--- start ---

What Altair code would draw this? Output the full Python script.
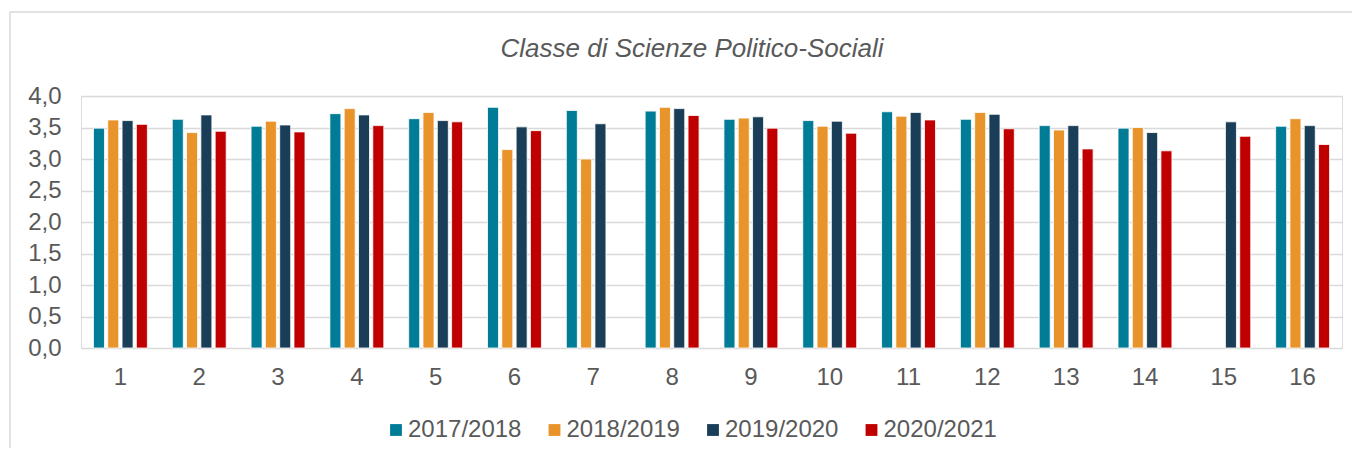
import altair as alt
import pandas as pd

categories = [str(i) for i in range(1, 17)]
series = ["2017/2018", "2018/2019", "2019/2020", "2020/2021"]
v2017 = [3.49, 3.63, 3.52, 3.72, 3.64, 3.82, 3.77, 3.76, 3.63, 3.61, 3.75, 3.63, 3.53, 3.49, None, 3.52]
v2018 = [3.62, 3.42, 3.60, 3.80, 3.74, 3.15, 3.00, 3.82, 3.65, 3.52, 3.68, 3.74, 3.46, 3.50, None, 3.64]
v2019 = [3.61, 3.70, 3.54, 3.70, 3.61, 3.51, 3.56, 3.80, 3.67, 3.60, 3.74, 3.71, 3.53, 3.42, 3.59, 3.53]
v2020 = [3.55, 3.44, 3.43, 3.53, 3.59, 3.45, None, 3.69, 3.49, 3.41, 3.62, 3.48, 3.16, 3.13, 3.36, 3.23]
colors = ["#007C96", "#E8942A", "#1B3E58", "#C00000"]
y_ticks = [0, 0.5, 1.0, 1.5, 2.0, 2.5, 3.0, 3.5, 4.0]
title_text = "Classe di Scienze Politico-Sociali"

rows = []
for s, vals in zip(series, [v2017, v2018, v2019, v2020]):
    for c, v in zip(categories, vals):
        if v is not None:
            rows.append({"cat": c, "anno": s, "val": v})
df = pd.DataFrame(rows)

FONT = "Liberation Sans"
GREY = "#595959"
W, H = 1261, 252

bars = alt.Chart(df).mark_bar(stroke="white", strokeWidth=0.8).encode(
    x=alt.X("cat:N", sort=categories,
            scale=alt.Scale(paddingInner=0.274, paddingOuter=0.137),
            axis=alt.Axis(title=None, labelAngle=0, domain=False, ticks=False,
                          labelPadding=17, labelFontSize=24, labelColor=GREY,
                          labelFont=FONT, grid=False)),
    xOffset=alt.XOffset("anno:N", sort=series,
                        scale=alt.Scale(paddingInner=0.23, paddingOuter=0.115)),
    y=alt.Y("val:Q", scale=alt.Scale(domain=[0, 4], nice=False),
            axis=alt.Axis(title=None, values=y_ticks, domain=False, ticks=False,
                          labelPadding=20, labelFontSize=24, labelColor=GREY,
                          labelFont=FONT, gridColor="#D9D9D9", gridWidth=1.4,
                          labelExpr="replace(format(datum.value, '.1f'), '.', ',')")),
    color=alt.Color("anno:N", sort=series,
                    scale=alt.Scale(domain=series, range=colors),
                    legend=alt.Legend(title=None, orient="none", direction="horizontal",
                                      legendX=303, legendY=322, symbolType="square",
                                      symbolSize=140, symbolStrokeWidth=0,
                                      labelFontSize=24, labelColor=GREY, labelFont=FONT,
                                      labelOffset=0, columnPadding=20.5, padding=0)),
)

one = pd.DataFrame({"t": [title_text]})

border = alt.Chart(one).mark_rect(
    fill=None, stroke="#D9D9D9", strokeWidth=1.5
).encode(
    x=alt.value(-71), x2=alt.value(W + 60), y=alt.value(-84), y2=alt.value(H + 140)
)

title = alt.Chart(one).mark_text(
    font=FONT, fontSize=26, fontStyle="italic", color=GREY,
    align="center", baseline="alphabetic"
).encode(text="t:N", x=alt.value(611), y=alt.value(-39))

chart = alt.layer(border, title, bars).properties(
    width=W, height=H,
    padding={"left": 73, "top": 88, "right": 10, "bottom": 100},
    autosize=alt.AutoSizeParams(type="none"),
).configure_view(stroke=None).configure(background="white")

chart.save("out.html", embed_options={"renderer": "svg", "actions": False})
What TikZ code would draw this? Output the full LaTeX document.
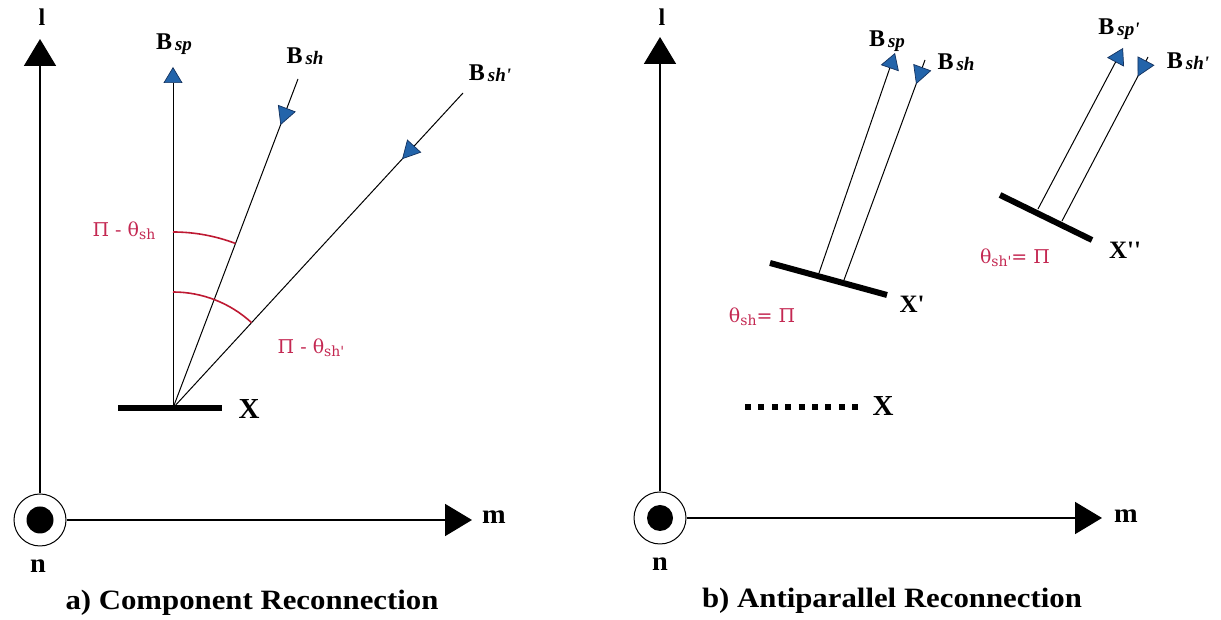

--- end ---

Given exercise:
Reproduce the data above word for word from its first line through the line that holds "W, H = 1261, 252", both ends included; skip pictures.

The result:
What Altair code would draw this? Output the full Python script.
import altair as alt
import pandas as pd

categories = [str(i) for i in range(1, 17)]
series = ["2017/2018", "2018/2019", "2019/2020", "2020/2021"]
v2017 = [3.49, 3.63, 3.52, 3.72, 3.64, 3.82, 3.77, 3.76, 3.63, 3.61, 3.75, 3.63, 3.53, 3.49, None, 3.52]
v2018 = [3.62, 3.42, 3.60, 3.80, 3.74, 3.15, 3.00, 3.82, 3.65, 3.52, 3.68, 3.74, 3.46, 3.50, None, 3.64]
v2019 = [3.61, 3.70, 3.54, 3.70, 3.61, 3.51, 3.56, 3.80, 3.67, 3.60, 3.74, 3.71, 3.53, 3.42, 3.59, 3.53]
v2020 = [3.55, 3.44, 3.43, 3.53, 3.59, 3.45, None, 3.69, 3.49, 3.41, 3.62, 3.48, 3.16, 3.13, 3.36, 3.23]
colors = ["#007C96", "#E8942A", "#1B3E58", "#C00000"]
y_ticks = [0, 0.5, 1.0, 1.5, 2.0, 2.5, 3.0, 3.5, 4.0]
title_text = "Classe di Scienze Politico-Sociali"

rows = []
for s, vals in zip(series, [v2017, v2018, v2019, v2020]):
    for c, v in zip(categories, vals):
        if v is not None:
            rows.append({"cat": c, "anno": s, "val": v})
df = pd.DataFrame(rows)

FONT = "Liberation Sans"
GREY = "#595959"
W, H = 1261, 252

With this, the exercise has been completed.